There was a richness in sound and texture that I hadn't realized was missing. To me, the difference between digital and analog is like the difference between really good frozen yogurt and ice cream. Each is very good in its own right, but one is clearly better than the other (IMHO).That's how I found my way back.


Ralph, you have been probably the most consistently knowledgeable, helpful poster here (the whole forum) for the past decade or more (despite your biases - many of which I share).

The post above is very interesting.  Something along those lines definitely jives with my experience with digital music - there is something unnatural about it that no amount of expense or technology can seem to completely eradicate.  
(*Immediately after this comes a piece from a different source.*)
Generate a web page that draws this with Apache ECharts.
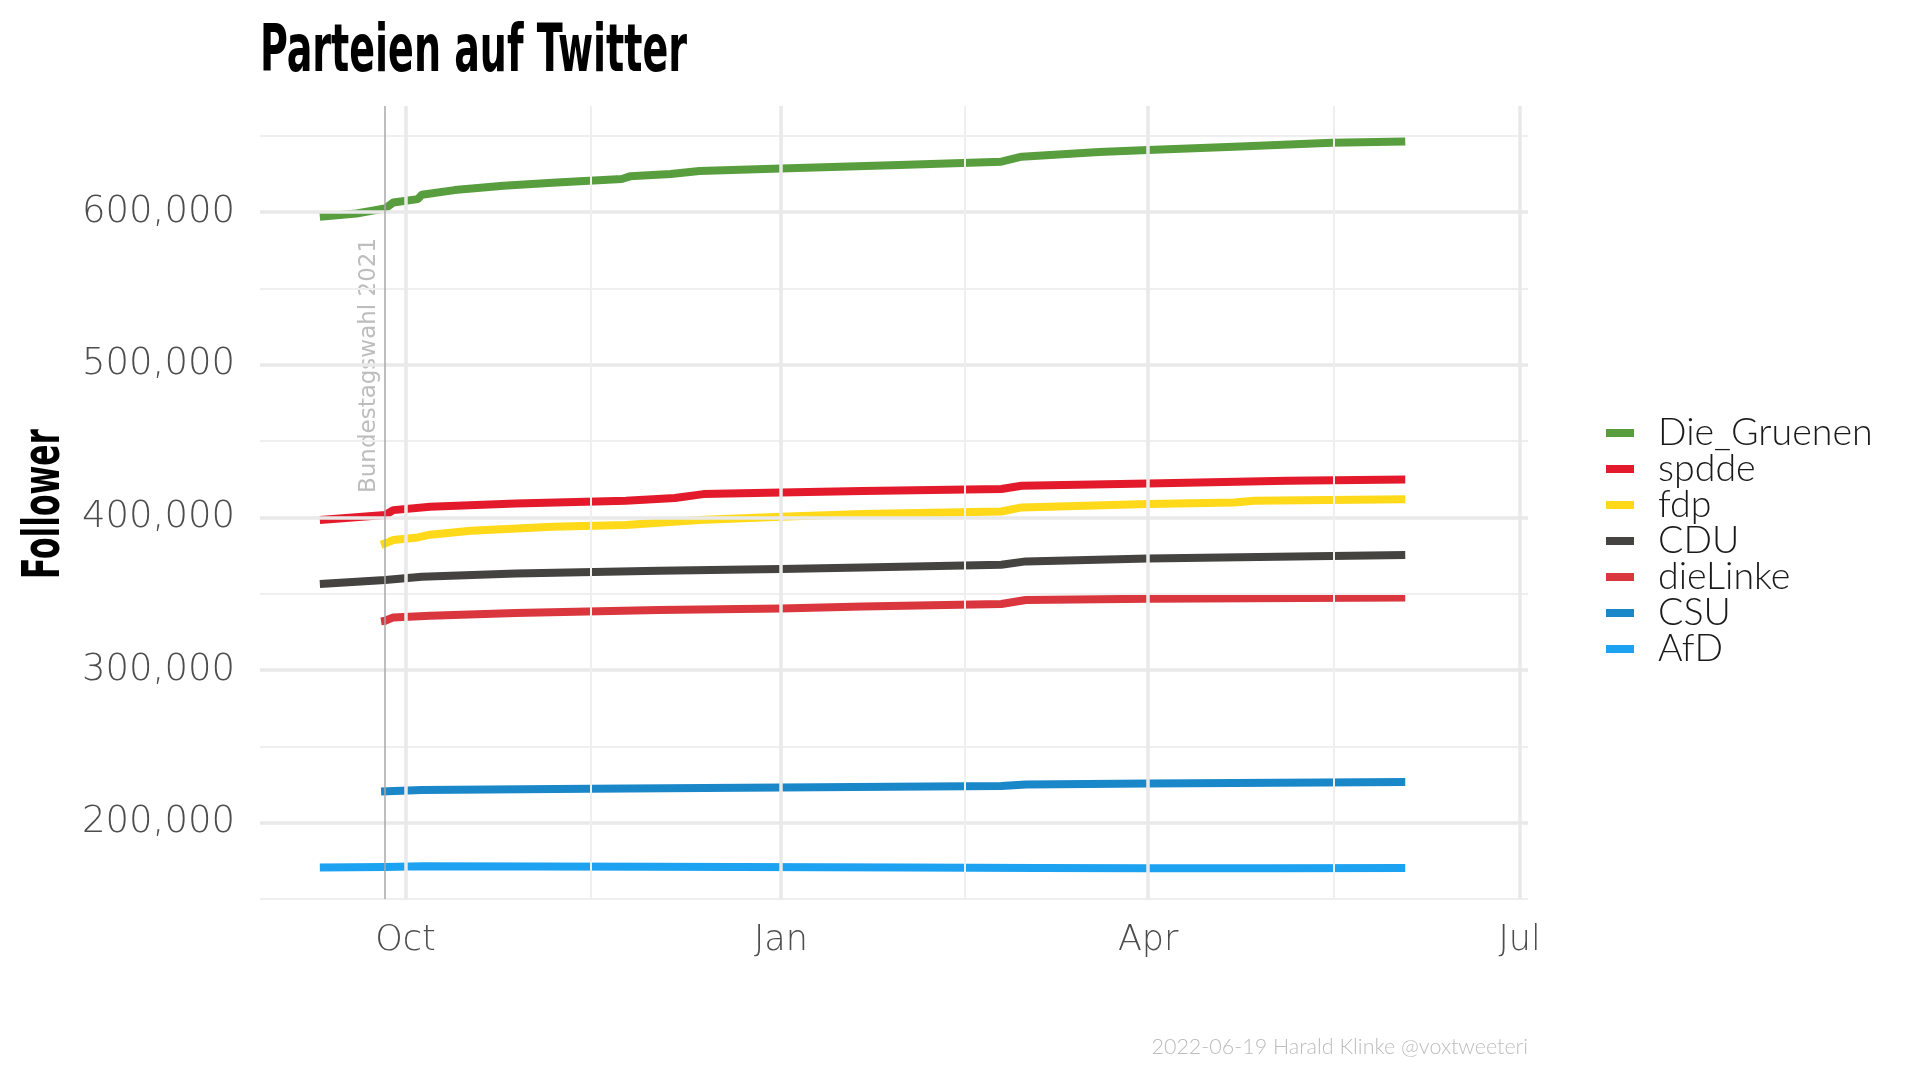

With really good digital you won't notice it right away, which is one reason rooms with digital sources can win "Best of Show" awards, but it is always there in the end.

This includes digital recordings of vinyl made at high PCM resolutions and sample rates or DSD128 and studio-quality equipment.  You may think it sounds indistinguishable at first (I did), but eventually, once you are trained, you can hear, immediately, what it is that never fails to get to you over time.

The experience points to information uncorrelated with the input signal, as you say.
The way I look at it: the ticks and pops (which can be minimized with good phono preamp design, as a poor design will have a lot more ticks and pops) exist in space separate from the music. With digital, the coloration is inherent in the music itself.

Regarding the former: if the preamp is unstable, ticks and pops are exacerbated. This is nothing to do with bandwidth- its possible to design a phono preamp with 100KHz response and still have it be stable.
When I listened to a CD and was astonished by the spectacular sound and fidelity, then put a LP on and was astonished by the sound of a performance.
When CD was introduced;My friends and I didn't buy into it. We had too many LPs. A few yrs later, (3-4) , a couple of the guys each bought a player and their first CDs. Their take on it was that there were No tics and pops, better bass, better cymbals (?), and Long playing time.
 I didn't buy into it. I bought the LP12 that I still use. It blew me away! Records sounded better than ever. That was the start of my high end journey.